Location
- 200 West Cross Street Winchester, Scott County, Illinois 62694 United States
- 39°37′40″N 90°27′35″W﻿ / ﻿39.62764°N 90.45961°W

Information
- Type: Public, Coeducational
- School district: Winchester Community Unit School District 1
- Superintendent: Dr. Kevin Blankenship
- NCES School ID: 174266004288
- Principal: Dennis Vortman
- Grades: 9–12
- Gender: coed
- Enrollment: 165 (2022-23)
- Colors: Black, Silver
- Athletics conference: Western Illinois Valley
- Mascot: Cougars
- Website: www.winchesterschools.net/o/wcsd/page/high-school

= Winchester High School (Illinois) =

Winchester High School, or WHS, is a public four-year high school located at 200 West Cross Street in Winchester, Illinois, the county seat of Scott County, Illinois, in the Midwestern United States. WHS serves the communities and surrounding areas of Winchester, Alsey, and Manchester. The campus is located 19 miles southwest of Jacksonville, Illinois, and serves a mixed village and rural residential community.

==Academics==
Winchester High School did not make Adequate Yearly Progress, with 53% of students meeting or exceeding standards, on the Prairie State Achievement Examination, an Illinois state test part of the No Child Left Behind Act. The average high school graduation rate in the period 1999-2010 was 95.6%.

==Athletics and activities==
Winchester High School competes in the Western Illinois Valley Conference and is a member school in the Illinois High School Association. Their mascot is the Cougars, with school colors of black and silver. The school has 1 state championships on record in team athletics and activities, Girls Basketball in 2011 (1A).

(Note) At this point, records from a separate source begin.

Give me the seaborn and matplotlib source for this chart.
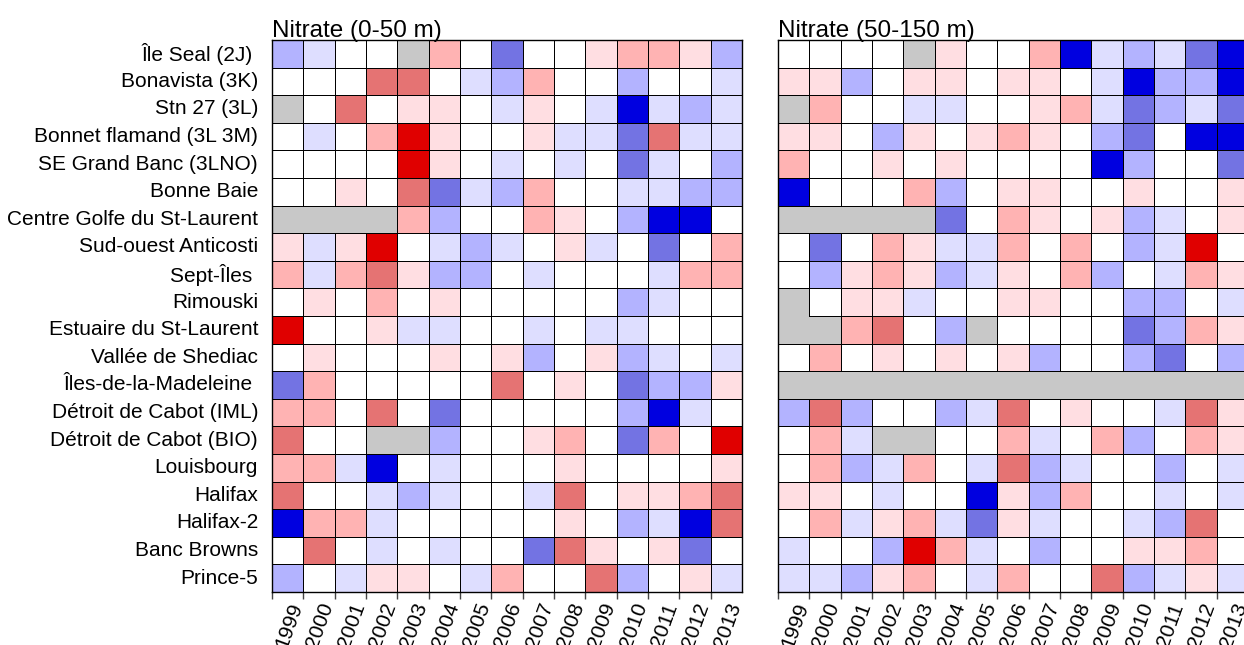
import numpy as np
import pandas as pd
import matplotlib
matplotlib.use("Agg")
import matplotlib.pyplot as plt
import matplotlib.transforms as mtransforms
from matplotlib.colors import ListedColormap
import seaborn as sns

n = np.nan

stations = ['Île Seal (2J) ', 'Bonavista (3K)', 'Stn 27 (3L)', 'Bonnet flamand (3L 3M)',
            'SE Grand Banc (3LNO)', 'Bonne Baie', 'Centre Golfe du St-Laurent',
            'Sud-ouest Anticosti', 'Sept-Îles ', 'Rimouski', 'Estuaire du St-Laurent',
            'Vallée de Shediac', 'Îles-de-la-Madeleine ', 'Détroit de Cabot (IML)',
            'Détroit de Cabot (BIO)', 'Louisbourg', 'Halifax', 'Halifax-2',
            'Banc Browns', 'Prince-5']
years = [str(y) for y in range(1999, 2014)]

# anomaly classes (-4 .. 4), nan = no data
nit_0_50 = [
    [-2, -1, 0, 0, n, 2, 0, -3, 0, 0, 1, 2, 2, 1, -2],
    [0, 0, 0, 3, 3, 0, -1, -2, 2, 0, 0, -2, 0, 0, -1],
    [n, 0, 3, 0, 1, 1, 0, -1, 1, 0, -1, -4, -1, -2, -1],
    [0, -1, 0, 2, 4, 1, 0, 0, 1, -1, -1, -3, 3, -1, -1],
    [0, 0, 0, 0, 4, 1, 0, -1, 0, -1, 0, -3, -1, 0, -2],
    [0, 0, 1, 0, 3, -3, -1, -2, 2, 0, 0, -1, -1, -2, -2],
    [n, n, n, n, 2, -2, 0, 0, 2, 1, 0, -2, -4, -4, 0],
    [1, -1, 1, 4, 0, -1, -2, -1, 0, 1, -1, 0, -3, 0, 2],
    [2, -1, 2, 3, 1, -2, -2, 0, -1, 0, 0, 0, -1, 2, 2],
    [0, 1, 0, 2, 0, 1, 0, 0, 0, 0, 0, -2, -1, 0, 0],
    [4, 0, 0, 1, -1, -1, 0, 0, -1, 0, -1, -1, 0, 0, 0],
    [0, 1, 0, 0, 0, 1, 0, 1, -2, 0, 1, -2, -1, 0, -1],
    [-3, 2, 0, 0, 0, 0, 0, 3, 0, 1, 0, -3, -2, -2, 1],
    [2, 2, 0, 3, 0, -3, 0, 0, 0, 0, 0, -2, -4, -1, 0],
    [3, 0, 0, n, n, -2, 0, 0, 1, 2, 0, -3, 2, 0, 4],
    [2, 2, -1, -4, 0, -1, 0, 0, 0, 1, 0, 0, 0, 0, 1],
    [3, 0, 0, -1, -2, -1, 0, 0, -1, 3, 0, 1, 1, 2, 3],
    [-4, 2, 2, -1, 0, 0, 0, 0, 0, 1, 0, -2, -1, -4, 3],
    [0, 3, 0, -1, 0, -1, 0, 0, -3, 3, 1, 0, 1, -3, 0],
    [-2, 0, -1, 1, 1, 0, -1, 2, 0, 0, 3, -2, 0, 1, -1],
]

nit_50_150 = [
    [0, 0, 0, 0, n, 1, 0, 0, 2, -4, -1, -2, -1, -3, -4],
    [1, 1, -2, 0, 1, 1, 0, 1, 1, 0, -1, -4, -2, -2, -4],
    [n, 2, 0, 0, -1, -1, 0, 0, 1, 2, -1, -3, -2, -1, -3],
    [1, 1, 0, -2, 1, 0, 1, 2, 1, 0, -2, -3, 0, -4, -4],
    [2, 0, 0, 1, 0, 1, 0, 0, 0, 0, -4, -2, 0, 0, -3],
    [-4, 0, 0, 0, 2, -2, 0, 1, 1, 0, 0, 1, 0, 0, 1],
    [n, n, n, n, n, -3, 0, 2, 1, 0, 1, -2, -1, 0, 1],
    [0, -3, 0, 2, 1, -1, -1, 2, 0, 2, 0, -2, -1, 4, 0],
    [0, -2, 1, 2, 1, -2, -1, 1, 0, 2, -2, 0, -1, 2, 1],
    [n, 0, 1, 1, -1, 0, 0, 1, 1, 0, 0, -2, -2, 0, -1],
    [n, n, 2, 3, 0, -2, n, 0, 0, 0, 0, -3, -2, 2, 1],
    [0, 2, 0, 1, 0, 1, 0, 1, -2, 0, 0, -2, -3, 0, -2],
    [n, n, n, n, n, n, n, n, n, n, n, n, n, n, n],
    [-2, 3, -2, 0, 0, -2, -1, 3, 0, 1, 0, 0, -1, 3, 1],
    [0, 2, -1, n, n, 0, 0, 2, -1, 0, 2, -2, 0, 2, 1],
    [0, 2, -2, -1, 2, 0, -1, 3, -2, -1, 0, 0, -2, 0, -1],
    [1, 1, 0, -1, 0, 0, -4, 1, -2, 2, 0, 0, -1, 0, -1],
    [0, 2, -1, 1, 2, -1, -3, 1, -1, 0, 0, -1, -2, 3, 0],
    [-1, 0, 0, -2, 4, 2, -1, 0, -2, 0, 0, 1, 1, 2, 0],
    [-1, -1, -2, 1, 2, 0, -1, 2, 0, 0, 3, -2, -1, 1, -1],
]

titles = ['Nitrate (0-50 m)', 'Nitrate (50-150 m)']

colors = ['#0000e0', '#7373e3', '#b3b3ff', '#dedeff', '#ffffff',
          '#ffdee2', '#ffb3b3', '#e57373', '#e00000']
cmap = ListedColormap(colors)

sns.set_style('white')
plt.rcParams['font.family'] = ['Liberation Sans', 'DejaVu Sans']
plt.rcParams['text.color'] = 'black'
plt.rcParams['xtick.color'] = 'black'
plt.rcParams['ytick.color'] = 'black'

W, H = 1244, 645
fig = plt.figure(figsize=(W / 100, H / 100), dpi=100)
lefts = [272, 778]
shift = mtransforms.ScaledTranslation(-6 / 100, 0, fig.dpi_scale_trans)
for k, (data, title) in enumerate(zip([nit_0_50, nit_50_150], titles)):
    ax = fig.add_axes([lefts[k] / W, (H - 592) / H, 470 / W, 552 / H])
    ax.set_facecolor('#c8c8c8')
    df = pd.DataFrame(data, index=stations, columns=years)
    sns.heatmap(df, ax=ax, cmap=cmap, vmin=-4.5, vmax=4.5, cbar=False,
                linewidths=0.6, linecolor='black')
    # no cell borders inside the missing-data blocks
    mesh = ax.collections[0]
    ec = np.zeros((df.size, 4))
    ec[:, 3] = 1.0
    ec[np.isnan(df.values).ravel(), 3] = 0.0
    mesh.set_edgecolor(ec)
    for sp in ax.spines.values():
        sp.set_visible(True)
        sp.set_color('black')
        sp.set_linewidth(1)
    ax.set_xticks(np.arange(len(years)))
    ax.set_xticklabels(years, rotation=70, ha='left', fontsize=15)
    for lab in ax.get_xticklabels():
        lab.set_transform(lab.get_transform() + shift)
    ax.tick_params(axis='x', length=5, width=1, color='#444444', pad=1, bottom=True)
    if k == 0:
        ax.set_yticks(np.arange(len(stations)) + 0.5)
        ax.set_yticklabels(stations, rotation=0, fontsize=15)
        ax.tick_params(axis='y', length=0, pad=10)
    else:
        ax.set_yticks([])
    ax.set_xlabel('')
    ax.set_ylabel('')
    ax.set_title(title, loc='left', fontsize=17.5, pad=2)

fig.savefig('out.png', dpi=100)
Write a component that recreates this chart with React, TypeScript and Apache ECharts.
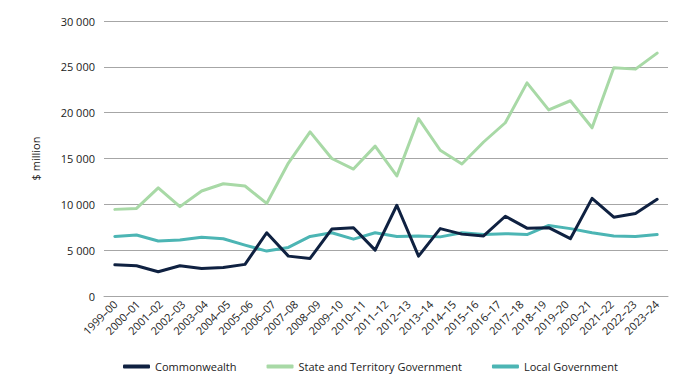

Due to relatively small student enrollments, WHS combines in a co-op with neighboring Bluffs High School for all athletics. Their combined enrollment is 288. The co-op is called the West Central Co-op, not to be confused with West Central High School, or the West Central Conference. The co-op selected a new mascot and colors when it formed. Prior to the co-op, Winchester High School was the Wildcats with purple and gold, while Bluffs were the Blue Jays with blue and white school colors.

==History==
Winchester High School incorporated neighboring Alsey High School in approximately 1949. They also incorporated neighboring Manchester High School sometime around that period.